PROBLEM TO SOLVE: Retype everything in the listing, leaving each line exactly as it is.

··· SUPPLIED MATERIAL

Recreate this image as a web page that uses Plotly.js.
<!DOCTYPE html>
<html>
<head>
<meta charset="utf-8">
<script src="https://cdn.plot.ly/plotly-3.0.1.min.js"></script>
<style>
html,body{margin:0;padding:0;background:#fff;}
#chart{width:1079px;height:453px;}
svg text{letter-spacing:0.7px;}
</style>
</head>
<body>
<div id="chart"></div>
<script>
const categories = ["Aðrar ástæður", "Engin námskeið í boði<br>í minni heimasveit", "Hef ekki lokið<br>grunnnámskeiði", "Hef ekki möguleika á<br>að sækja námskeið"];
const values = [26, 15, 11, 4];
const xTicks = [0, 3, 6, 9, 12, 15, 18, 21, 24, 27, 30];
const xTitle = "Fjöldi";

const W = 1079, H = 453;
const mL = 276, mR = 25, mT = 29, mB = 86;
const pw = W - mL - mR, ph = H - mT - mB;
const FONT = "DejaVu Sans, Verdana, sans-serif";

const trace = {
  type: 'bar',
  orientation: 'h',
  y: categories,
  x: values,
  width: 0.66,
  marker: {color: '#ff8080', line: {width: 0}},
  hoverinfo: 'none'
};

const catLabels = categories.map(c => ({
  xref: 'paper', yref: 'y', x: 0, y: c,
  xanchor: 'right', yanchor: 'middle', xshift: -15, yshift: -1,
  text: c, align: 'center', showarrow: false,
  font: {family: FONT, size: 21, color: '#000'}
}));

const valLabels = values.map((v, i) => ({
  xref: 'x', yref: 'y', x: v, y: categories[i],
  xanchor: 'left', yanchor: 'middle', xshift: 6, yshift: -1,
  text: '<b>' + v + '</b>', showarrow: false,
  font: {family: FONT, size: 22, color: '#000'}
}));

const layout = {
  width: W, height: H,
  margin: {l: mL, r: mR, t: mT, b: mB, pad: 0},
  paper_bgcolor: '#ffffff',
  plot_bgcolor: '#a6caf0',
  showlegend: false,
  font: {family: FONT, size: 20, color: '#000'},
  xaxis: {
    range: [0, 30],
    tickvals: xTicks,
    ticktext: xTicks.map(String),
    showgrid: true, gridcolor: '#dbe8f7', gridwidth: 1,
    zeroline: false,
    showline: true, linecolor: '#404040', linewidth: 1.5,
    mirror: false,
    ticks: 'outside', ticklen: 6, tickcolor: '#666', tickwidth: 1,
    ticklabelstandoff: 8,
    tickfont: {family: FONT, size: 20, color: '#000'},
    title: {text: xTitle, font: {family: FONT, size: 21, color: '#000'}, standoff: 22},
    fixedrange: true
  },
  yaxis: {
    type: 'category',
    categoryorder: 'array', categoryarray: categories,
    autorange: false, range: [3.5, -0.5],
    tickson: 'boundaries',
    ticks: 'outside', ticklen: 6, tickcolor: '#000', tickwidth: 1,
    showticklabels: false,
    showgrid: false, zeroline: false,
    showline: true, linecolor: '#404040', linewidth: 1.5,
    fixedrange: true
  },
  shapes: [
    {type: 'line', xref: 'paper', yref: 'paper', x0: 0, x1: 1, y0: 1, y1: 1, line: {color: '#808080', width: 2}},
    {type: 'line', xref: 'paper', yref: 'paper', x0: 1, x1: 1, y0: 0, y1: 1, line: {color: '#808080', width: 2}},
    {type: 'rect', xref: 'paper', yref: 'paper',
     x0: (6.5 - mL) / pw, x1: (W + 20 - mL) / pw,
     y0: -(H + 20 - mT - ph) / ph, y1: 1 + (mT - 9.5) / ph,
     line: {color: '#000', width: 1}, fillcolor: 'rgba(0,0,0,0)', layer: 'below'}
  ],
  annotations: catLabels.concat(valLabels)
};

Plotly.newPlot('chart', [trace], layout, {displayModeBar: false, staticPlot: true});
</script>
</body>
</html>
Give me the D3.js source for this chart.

······

TASK RESULT:
Recreate this image as a web page that uses Plotly.js.
<!DOCTYPE html>
<html>
<head>
<meta charset="utf-8">
<script src="https://cdn.plot.ly/plotly-3.0.1.min.js"></script>
<style>
html,body{margin:0;padding:0;background:#fff;}
#chart{width:1079px;height:453px;}
svg text{letter-spacing:0.7px;}
</style>
</head>
<body>
<div id="chart"></div>
<script>
const categories = ["Aðrar ástæður", "Engin námskeið í boði<br>í minni heimasveit", "Hef ekki lokið<br>grunnnámskeiði", "Hef ekki möguleika á<br>að sækja námskeið"];
const values = [26, 15, 11, 4];
const xTicks = [0, 3, 6, 9, 12, 15, 18, 21, 24, 27, 30];
const xTitle = "Fjöldi";

const W = 1079, H = 453;
const mL = 276, mR = 25, mT = 29, mB = 86;
const pw = W - mL - mR, ph = H - mT - mB;
const FONT = "DejaVu Sans, Verdana, sans-serif";

const trace = {
  type: 'bar',
  orientation: 'h',
  y: categories,
  x: values,
  width: 0.66,
  marker: {color: '#ff8080', line: {width: 0}},
  hoverinfo: 'none'
};

const catLabels = categories.map(c => ({
  xref: 'paper', yref: 'y', x: 0, y: c,
  xanchor: 'right', yanchor: 'middle', xshift: -15, yshift: -1,
  text: c, align: 'center', showarrow: false,
  font: {family: FONT, size: 21, color: '#000'}
}));

const valLabels = values.map((v, i) => ({
  xref: 'x', yref: 'y', x: v, y: categories[i],
  xanchor: 'left', yanchor: 'middle', xshift: 6, yshift: -1,
  text: '<b>' + v + '</b>', showarrow: false,
  font: {family: FONT, size: 22, color: '#000'}
}));

const layout = {
  width: W, height: H,
  margin: {l: mL, r: mR, t: mT, b: mB, pad: 0},
  paper_bgcolor: '#ffffff',
  plot_bgcolor: '#a6caf0',
  showlegend: false,
  font: {family: FONT, size: 20, color: '#000'},
  xaxis: {
    range: [0, 30],
    tickvals: xTicks,
    ticktext: xTicks.map(String),
    showgrid: true, gridcolor: '#dbe8f7', gridwidth: 1,
    zeroline: false,
    showline: true, linecolor: '#404040', linewidth: 1.5,
    mirror: false,
    ticks: 'outside', ticklen: 6, tickcolor: '#666', tickwidth: 1,
    ticklabelstandoff: 8,
    tickfont: {family: FONT, size: 20, color: '#000'},
    title: {text: xTitle, font: {family: FONT, size: 21, color: '#000'}, standoff: 22},
    fixedrange: true
  },
  yaxis: {
    type: 'category',
    categoryorder: 'array', categoryarray: categories,
    autorange: false, range: [3.5, -0.5],
    tickson: 'boundaries',
    ticks: 'outside', ticklen: 6, tickcolor: '#000', tickwidth: 1,
    showticklabels: false,
    showgrid: false, zeroline: false,
    showline: true, linecolor: '#404040', linewidth: 1.5,
    fixedrange: true
  },
  shapes: [
    {type: 'line', xref: 'paper', yref: 'paper', x0: 0, x1: 1, y0: 1, y1: 1, line: {color: '#808080', width: 2}},
    {type: 'line', xref: 'paper', yref: 'paper', x0: 1, x1: 1, y0: 0, y1: 1, line: {color: '#808080', width: 2}},
    {type: 'rect', xref: 'paper', yref: 'paper',
     x0: (6.5 - mL) / pw, x1: (W + 20 - mL) / pw,
     y0: -(H + 20 - mT - ph) / ph, y1: 1 + (mT - 9.5) / ph,
     line: {color: '#000', width: 1}, fillcolor: 'rgba(0,0,0,0)', layer: 'below'}
  ],
  annotations: catLabels.concat(valLabels)
};

Plotly.newPlot('chart', [trace], layout, {displayModeBar: false, staticPlot: true});
</script>
</body>
</html>
Give me the D3.js source for this chart.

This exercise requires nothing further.